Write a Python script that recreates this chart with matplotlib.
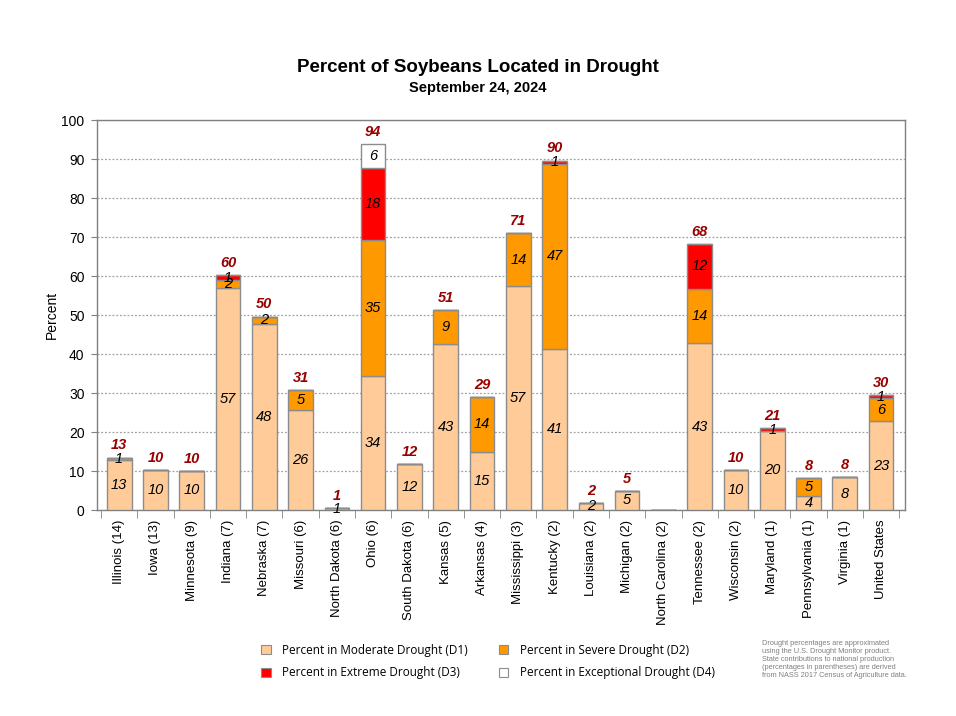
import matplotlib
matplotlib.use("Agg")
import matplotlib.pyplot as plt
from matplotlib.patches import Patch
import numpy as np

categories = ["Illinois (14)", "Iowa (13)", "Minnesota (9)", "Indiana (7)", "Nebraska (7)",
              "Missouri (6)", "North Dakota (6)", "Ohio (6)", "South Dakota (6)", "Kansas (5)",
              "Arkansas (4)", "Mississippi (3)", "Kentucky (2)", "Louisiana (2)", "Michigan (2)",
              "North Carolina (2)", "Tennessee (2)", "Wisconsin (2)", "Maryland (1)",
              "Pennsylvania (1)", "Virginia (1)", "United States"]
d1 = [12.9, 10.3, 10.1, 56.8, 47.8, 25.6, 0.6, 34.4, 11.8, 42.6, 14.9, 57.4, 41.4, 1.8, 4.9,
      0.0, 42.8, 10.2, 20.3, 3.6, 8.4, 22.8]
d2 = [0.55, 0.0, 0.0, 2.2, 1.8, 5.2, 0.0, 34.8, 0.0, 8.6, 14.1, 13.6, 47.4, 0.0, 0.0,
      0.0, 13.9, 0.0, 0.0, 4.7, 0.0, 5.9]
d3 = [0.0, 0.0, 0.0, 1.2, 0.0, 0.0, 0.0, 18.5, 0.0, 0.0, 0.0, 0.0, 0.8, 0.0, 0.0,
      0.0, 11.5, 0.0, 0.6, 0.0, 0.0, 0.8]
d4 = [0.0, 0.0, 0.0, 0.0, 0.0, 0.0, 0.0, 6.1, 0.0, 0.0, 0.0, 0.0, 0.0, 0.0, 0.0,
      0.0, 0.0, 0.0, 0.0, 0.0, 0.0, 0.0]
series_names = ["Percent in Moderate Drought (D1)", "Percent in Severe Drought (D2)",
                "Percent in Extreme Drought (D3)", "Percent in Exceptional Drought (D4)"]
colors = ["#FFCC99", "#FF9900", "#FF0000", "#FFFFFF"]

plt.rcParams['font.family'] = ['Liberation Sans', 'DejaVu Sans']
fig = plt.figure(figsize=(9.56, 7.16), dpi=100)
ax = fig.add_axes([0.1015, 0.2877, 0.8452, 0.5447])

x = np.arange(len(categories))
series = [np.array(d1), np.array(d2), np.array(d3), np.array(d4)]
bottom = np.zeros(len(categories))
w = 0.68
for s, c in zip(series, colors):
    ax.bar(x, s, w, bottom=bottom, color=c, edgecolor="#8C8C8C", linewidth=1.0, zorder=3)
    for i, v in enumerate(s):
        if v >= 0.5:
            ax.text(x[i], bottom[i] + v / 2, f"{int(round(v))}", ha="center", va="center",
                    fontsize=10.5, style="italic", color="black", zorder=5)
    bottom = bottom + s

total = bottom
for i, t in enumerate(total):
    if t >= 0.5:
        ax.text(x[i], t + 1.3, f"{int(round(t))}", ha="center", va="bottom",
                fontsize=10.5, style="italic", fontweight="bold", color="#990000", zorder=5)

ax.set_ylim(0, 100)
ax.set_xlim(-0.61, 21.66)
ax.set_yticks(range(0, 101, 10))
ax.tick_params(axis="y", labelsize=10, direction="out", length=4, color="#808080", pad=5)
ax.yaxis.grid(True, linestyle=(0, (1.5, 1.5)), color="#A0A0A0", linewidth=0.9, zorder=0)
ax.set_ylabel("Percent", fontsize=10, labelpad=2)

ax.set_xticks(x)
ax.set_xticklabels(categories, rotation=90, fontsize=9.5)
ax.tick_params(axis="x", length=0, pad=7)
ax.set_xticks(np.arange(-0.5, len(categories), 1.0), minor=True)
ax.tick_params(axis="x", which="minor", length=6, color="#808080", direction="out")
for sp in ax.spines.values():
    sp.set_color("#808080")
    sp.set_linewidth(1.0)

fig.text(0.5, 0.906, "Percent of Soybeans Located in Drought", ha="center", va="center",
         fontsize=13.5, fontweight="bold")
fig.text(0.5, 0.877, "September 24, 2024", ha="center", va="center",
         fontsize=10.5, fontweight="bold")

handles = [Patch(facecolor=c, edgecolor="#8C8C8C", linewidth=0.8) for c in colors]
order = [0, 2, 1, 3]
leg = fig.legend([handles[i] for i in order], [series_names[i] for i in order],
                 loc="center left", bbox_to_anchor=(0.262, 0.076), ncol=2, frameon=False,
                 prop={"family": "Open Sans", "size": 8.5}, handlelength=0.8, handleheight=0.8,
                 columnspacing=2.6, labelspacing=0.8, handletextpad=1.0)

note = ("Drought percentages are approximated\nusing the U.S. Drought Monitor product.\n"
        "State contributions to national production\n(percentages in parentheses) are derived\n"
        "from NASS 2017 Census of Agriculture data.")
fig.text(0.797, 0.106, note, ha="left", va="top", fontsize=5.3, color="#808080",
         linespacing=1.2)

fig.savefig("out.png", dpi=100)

# # #

> _Directions_
Copy the whole listing above word for word but do not carry over the pictures.

> _Response to this task_
Write a Python script that recreates this chart with matplotlib.
import matplotlib
matplotlib.use("Agg")
import matplotlib.pyplot as plt
from matplotlib.patches import Patch
import numpy as np

categories = ["Illinois (14)", "Iowa (13)", "Minnesota (9)", "Indiana (7)", "Nebraska (7)",
              "Missouri (6)", "North Dakota (6)", "Ohio (6)", "South Dakota (6)", "Kansas (5)",
              "Arkansas (4)", "Mississippi (3)", "Kentucky (2)", "Louisiana (2)", "Michigan (2)",
              "North Carolina (2)", "Tennessee (2)", "Wisconsin (2)", "Maryland (1)",
              "Pennsylvania (1)", "Virginia (1)", "United States"]
d1 = [12.9, 10.3, 10.1, 56.8, 47.8, 25.6, 0.6, 34.4, 11.8, 42.6, 14.9, 57.4, 41.4, 1.8, 4.9,
      0.0, 42.8, 10.2, 20.3, 3.6, 8.4, 22.8]
d2 = [0.55, 0.0, 0.0, 2.2, 1.8, 5.2, 0.0, 34.8, 0.0, 8.6, 14.1, 13.6, 47.4, 0.0, 0.0,
      0.0, 13.9, 0.0, 0.0, 4.7, 0.0, 5.9]
d3 = [0.0, 0.0, 0.0, 1.2, 0.0, 0.0, 0.0, 18.5, 0.0, 0.0, 0.0, 0.0, 0.8, 0.0, 0.0,
      0.0, 11.5, 0.0, 0.6, 0.0, 0.0, 0.8]
d4 = [0.0, 0.0, 0.0, 0.0, 0.0, 0.0, 0.0, 6.1, 0.0, 0.0, 0.0, 0.0, 0.0, 0.0, 0.0,
      0.0, 0.0, 0.0, 0.0, 0.0, 0.0, 0.0]
series_names = ["Percent in Moderate Drought (D1)", "Percent in Severe Drought (D2)",
                "Percent in Extreme Drought (D3)", "Percent in Exceptional Drought (D4)"]
colors = ["#FFCC99", "#FF9900", "#FF0000", "#FFFFFF"]

plt.rcParams['font.family'] = ['Liberation Sans', 'DejaVu Sans']
fig = plt.figure(figsize=(9.56, 7.16), dpi=100)
ax = fig.add_axes([0.1015, 0.2877, 0.8452, 0.5447])

x = np.arange(len(categories))
series = [np.array(d1), np.array(d2), np.array(d3), np.array(d4)]
bottom = np.zeros(len(categories))
w = 0.68
for s, c in zip(series, colors):
    ax.bar(x, s, w, bottom=bottom, color=c, edgecolor="#8C8C8C", linewidth=1.0, zorder=3)
    for i, v in enumerate(s):
        if v >= 0.5:
            ax.text(x[i], bottom[i] + v / 2, f"{int(round(v))}", ha="center", va="center",
                    fontsize=10.5, style="italic", color="black", zorder=5)
    bottom = bottom + s

total = bottom
for i, t in enumerate(total):
    if t >= 0.5:
        ax.text(x[i], t + 1.3, f"{int(round(t))}", ha="center", va="bottom",
                fontsize=10.5, style="italic", fontweight="bold", color="#990000", zorder=5)

ax.set_ylim(0, 100)
ax.set_xlim(-0.61, 21.66)
ax.set_yticks(range(0, 101, 10))
ax.tick_params(axis="y", labelsize=10, direction="out", length=4, color="#808080", pad=5)
ax.yaxis.grid(True, linestyle=(0, (1.5, 1.5)), color="#A0A0A0", linewidth=0.9, zorder=0)
ax.set_ylabel("Percent", fontsize=10, labelpad=2)

ax.set_xticks(x)
ax.set_xticklabels(categories, rotation=90, fontsize=9.5)
ax.tick_params(axis="x", length=0, pad=7)
ax.set_xticks(np.arange(-0.5, len(categories), 1.0), minor=True)
ax.tick_params(axis="x", which="minor", length=6, color="#808080", direction="out")
for sp in ax.spines.values():
    sp.set_color("#808080")
    sp.set_linewidth(1.0)

fig.text(0.5, 0.906, "Percent of Soybeans Located in Drought", ha="center", va="center",
         fontsize=13.5, fontweight="bold")
fig.text(0.5, 0.877, "September 24, 2024", ha="center", va="center",
         fontsize=10.5, fontweight="bold")

handles = [Patch(facecolor=c, edgecolor="#8C8C8C", linewidth=0.8) for c in colors]
order = [0, 2, 1, 3]
leg = fig.legend([handles[i] for i in order], [series_names[i] for i in order],
                 loc="center left", bbox_to_anchor=(0.262, 0.076), ncol=2, frameon=False,
                 prop={"family": "Open Sans", "size": 8.5}, handlelength=0.8, handleheight=0.8,
                 columnspacing=2.6, labelspacing=0.8, handletextpad=1.0)

note = ("Drought percentages are approximated\nusing the U.S. Drought Monitor product.\n"
        "State contributions to national production\n(percentages in parentheses) are derived\n"
        "from NASS 2017 Census of Agriculture data.")
fig.text(0.797, 0.106, note, ha="left", va="top", fontsize=5.3, color="#808080",
         linespacing=1.2)

fig.savefig("out.png", dpi=100)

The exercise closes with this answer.